Friday, January 31, 2020

"Crazy" Notes as MH Props





Does Inductive Reasoning Originate in a Deductive Fallacy?

Hume in the Enquiry shows that the idea of causal relation as a hidden force behind events is vacuous, since this is an idea with no actual content beyond the temporal-spatial conjunction of the events in question. But if this idea is really empty, how did we end up with it as the central mechanism of our reasoning about the world?

In section VII, Hume suggests some possible answers to this question-- including the conjecture that the idea of causal power being behind things derives from our own power over our bodies, or from some notion of divine power-- but he dismisses each of these answers as circular or inadequate. Instead, Hume proposes that “it is not reasoning” that produces the idea of causal relation, but some more primitive tendency, one that is present even in children. On this view, the problem of induction would be solved through a kind of utility theory that admits inductive inference has no rational basis but points out that the benefit we have gotten from it already, throughout our formation as a species, has shaped us so as to rely on it as a guide to future benefit.

However, another thought is that inductive reasoning in itself may be a product of a common mistake involving deductive implication. The advantage of this view is that it posits induction as prior to and independent of notions of causation and the uniformity of nature-- instead, these notions would follow from it, after it is adopted.

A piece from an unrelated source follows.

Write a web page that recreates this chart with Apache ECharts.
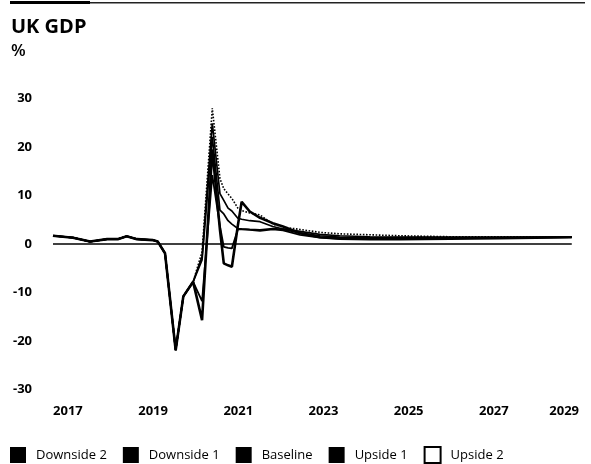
<!DOCTYPE html>
<html>
<head>
<meta charset="utf-8">
<script src="https://cdn.jsdelivr.net/npm/echarts@6/dist/echarts.min.js"></script>
<style>
  html, body { margin: 0; padding: 0; background: #fff; }
  #ukGdpChart { width: 591px; height: 464px; }
</style>
</head>
<body>
<div id="ukGdpChart"></div>
<script>
// time points (decimal years)
var dates = [2016.65, 2017.12, 2017.52, 2017.92, 2018.17, 2018.38, 2018.62, 2019.00, 2019.11, 2019.28,
  2019.53, 2019.71, 2019.94, 2020.15, 2020.39, 2020.57, 2020.66, 2020.76, 2020.85, 2020.99,
  2021.08, 2021.27, 2021.51, 2021.81, 2022.05, 2022.45, 2022.92, 2023.38, 2024.09, 2024.79,
  2025.97, 2027.14, 2028.83]

var downside2 = [1.7, 1.3, 0.5, 1.0, 1.0, 1.6, 1.0, 0.8, 0.5, -1.9,
  -21.9, -10.8, -7.8, -15.7, 19.5, 2.9, -4.0, -4.4, -4.7, 3.8,
  8.7, 6.7, 5.4, 4.3, 3.6, 2.2, 1.4, 1.1, 1.0, 1.0,
  1.1, 1.2, 1.4]
var downside1 = [1.7, 1.3, 0.5, 1.0, 1.0, 1.6, 1.0, 0.8, 0.5, -1.9,
  -21.9, -10.8, -7.8, -11.8, 14.2, 3.7, -0.6, -0.8, -0.9, 3.0,
  3.0, 2.9, 2.7, 3.0, 2.8, 1.9, 1.3, 1.1, 1.1, 1.1,
  1.2, 1.3, 1.4]
var baseline = [1.7, 1.3, 0.5, 1.0, 1.0, 1.6, 1.0, 0.8, 0.5, -1.9,
  -21.9, -10.8, -7.8, -3.3, 22.1, 7.0, 6.2, 4.8, 4.1, 3.2,
  3.1, 3.0, 2.9, 3.2, 3.0, 2.3, 1.7, 1.4, 1.3, 1.3,
  1.3, 1.3, 1.4]
var upside1 = [1.7, 1.3, 0.5, 1.0, 1.0, 1.6, 1.0, 0.8, 0.5, -1.9,
  -21.9, -10.8, -7.8, -2.6, 24.9, 10.4, 9.0, 7.4, 6.8, 5.3,
  5.1, 4.8, 4.6, 3.6, 3.1, 2.6, 2.0, 1.7, 1.5, 1.4,
  1.4, 1.4, 1.4]
var upside2 = [1.7, 1.3, 0.5, 1.0, 1.0, 1.6, 1.0, 0.8, 0.5, -1.9,
  -21.9, -10.8, -7.8, -1.6, 28.0, 13.5, 11.4, 10.3, 9.4, 7.4,
  6.9, 6.4, 6.0, 4.1, 3.5, 3.0, 2.4, 2.1, 1.9, 1.7,
  1.5, 1.5, 1.4]

var yearTicks = [2017, 2019, 2021, 2023, 2025, 2027, 2029]
var scenarioNames = ['Downside 2', 'Downside 1', 'Baseline', 'Upside 1', 'Upside 2']

var font = '"Open Sans", "Noto Sans", sans-serif'

function pairs (values) {
  var out = []
  for (var i = 0; i < dates.length; i++) {
    out.push([dates[i], values[i]])
  }
  return out
}

var chart = echarts.init(document.getElementById('ukGdpChart'))

var lineSeries = [
  { values: downside2, width: 2.6, type: 'solid' },
  { values: downside1, width: 1.8, type: 'solid' },
  { values: baseline, width: 1.7, type: 'solid' },
  { values: upside1, width: 1.7, type: 'solid' },
  { values: upside2, width: 1.6, type: 'dotted' }
]

var series = []
for (var i = 0; i < lineSeries.length; i++) {
  series.push({
    name: scenarioNames[i],
    type: 'line',
    data: pairs(lineSeries[i].values),
    showSymbol: false,
    silent: true,
    z: 10 - i,
    lineStyle: { color: '#000', width: lineSeries[i].width, type: lineSeries[i].type }
  })
}
// zero line, only as wide as the data
series[0].markLine = {
  silent: true,
  symbol: 'none',
  label: { show: false },
  lineStyle: { color: '#000', width: 1.6, type: 'solid' },
  data: [[{ coord: [dates[0], 0] }, { coord: [dates[dates.length - 1], 0] }]]
}

var option = {
  backgroundColor: '#fff',
  animation: false,
  textStyle: { fontFamily: font, color: '#000' },
  title: {
    text: 'UK GDP',
    subtext: '%',
    left: 6,
    top: 12,
    itemGap: 6,
    textStyle: { fontFamily: font, fontSize: 20, fontWeight: 'bold', color: '#000' },
    subtextStyle: { fontFamily: font, fontSize: 17, fontWeight: 600, color: '#000' }
  },
  graphic: [
    { type: 'rect', left: 10, top: 1, shape: { width: 80, height: 3 }, style: { fill: '#000' } },
    { type: 'rect', left: 90, top: 2, shape: { width: 495, height: 1.5 }, style: { fill: '#222' } }
  ],
  legend: {
    left: 10,
    top: 446,
    padding: 0,
    icon: 'rect',
    itemWidth: 16,
    itemHeight: 16,
    itemGap: 16,
    textStyle: { fontFamily: font, fontSize: 13, color: '#000', padding: [0, 0, 0, 5] },
    data: [
      { name: 'Downside 2', itemStyle: { color: '#000' } },
      { name: 'Downside 1', itemStyle: { color: '#000' } },
      { name: 'Baseline', itemStyle: { color: '#000' } },
      { name: 'Upside 1', itemStyle: { color: '#000' } },
      { name: 'Upside 2', itemStyle: { color: '#fff', borderColor: '#000', borderWidth: 2 } }
    ]
  },
  grid: { left: 53, right: 12, top: 98.5, bottom: 74.5 },
  xAxis: {
    type: 'value',
    min: dates[0],
    max: 2029,
    axisLine: { show: false },
    axisTick: { show: false },
    splitLine: { show: false },
    axisLabel: {
      customValues: yearTicks,
      alignMaxLabel: 'right',
      margin: 15,
      fontFamily: font,
      fontSize: 13,
      fontWeight: 'bold',
      color: '#000',
      formatter: function (v) { return String(Math.round(v)) }
    }
  },
  yAxis: {
    type: 'value',
    min: -30,
    max: 30,
    interval: 10,
    axisLine: { show: false },
    axisTick: { show: false },
    splitLine: { show: false },
    axisLabel: { margin: 21, fontFamily: font, fontSize: 13, fontWeight: 'bold', color: '#000' }
  },
  series: series
}

chart.setOption(option)
</script>
</body>
</html>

More is explained by having these complex ideas be the product of a simple reasoning mechanism than vice versa. The disadvantage is that it leaves induction in an even worse state than Hume's theory, since it claims that induction as such is not only unsupported but fallacious.

Suppose some people start with the experiential data of always encountering two terms together, e.g. red apples and sweetness. They have collected a data set of all the times the terms have occurred together and found that there was no case when the first occurred but not the second. So this makes them wonder: "is there an implication here, such that we can know for sure that 'if red apples, then sweetness' is always true?" Suppose also that the deductive inferential principle of modus ponens is already known, whether instinctively or explicitly, i.e. (1) if p, then q; (2) p; (C) therefore, q. Now, again, they want to know if there is in general such an implication relation (1) between the two phenomena. 

Some pairs of phenomena necessarily have this relation by definition or by a part-whole relation. For instance, because we know that bachelors are by definition unwed males, it is necessarily the case that if someone is an unwed male, then he is a bachelor. Likewise, because a red apple must be a thing that is red, it is necessarily the case that if something is a red apple, then that thing is red. Notice in these cases that we can also always infer the conjunction of the two terms from the antecedent, given the implication (if and only if the implication), i.e. (p → q) ≡ (p → (p & q)). Then, again, suppose people want to know if they can infer that if a thing (t) is a red apple (A), then that thing is sweet (S). Naively, they might note that for all things that are red apples that they have ever encountered, those things have been sweet, i.e. (A(t) & S(t)). This might lead them to mistakenly affirm the consequent, such that A(t) → (A(t) & S(t)). Because this has the same form as (p → (p & q)), they can then conclude A(t) → S(t), that is, if something is a red apple, it is sweet. The problem of course is the deductively fallacious step of affirming the consequent.

But isn't this exactly what goes on with inductive reasoning? We note that two empirical things have always appeared together, in conjunction, and that if the first of the two occurs, it has never been the case that the second did not occur, and from this we infer that the first is the cause of the second, that is, the first implies the second. This is all that is needed to get the basic form of inductive reasoning. But if this is so, then inductive reasoning is just a product of a mistake in deductive reasoning.

This really is not in disagreement with Hume at all, though. It just fleshes out an intermediary step between an even more primitive origin in instinct, which I think is right, and the conception of ideas of cause and uniformity. I think it could be helpful because it shows that there really is no difference between an analytic implication and a law of nature other than the fact that the law of nature is not actually necessary. What it shows is that we don't need the cause and uniformity ideas at all.

Another reason why I see this intermediary step as likely is that affirming the consequent is such a widespread, often automatic mistake elsewhere among humans. The way I state it here, making each step explicit, might suggest that I mean it is actually an explicit, deliberate process, but I am really referring to a more unconscious, instinctual process. We see this same process in all kinds of prejudices and magical thinking. An all too common, but usually implicit, line of thought goes: (1) If all people in a group have a trait, then some people in that group have that trait. (2) Some people in a group have a trait. (3) Therefore all people in that group have that trait. Maybe we can even say animals make this mistake. Take Pavlov's dogs: (1) If there is a bell sound and food, then there is a bell sound. (2) There is a bell sound. (3) Therefore there is a bell sound and food (so I should excitedly bark for the latter).

If this affirming the consequent based thinking is both common and prior to the conscious development of valid deductive reason, meaning that formal, explicit deductive reason is actually the newer innovation, the advent of deductive reason calls into question the validity of the type of thinking one has come to rely on in order to function. This is where the introduction of causal powers and uniformity come into play, as justifications for upholding our everyday inductive practices despite the challenge presented to them by deduction.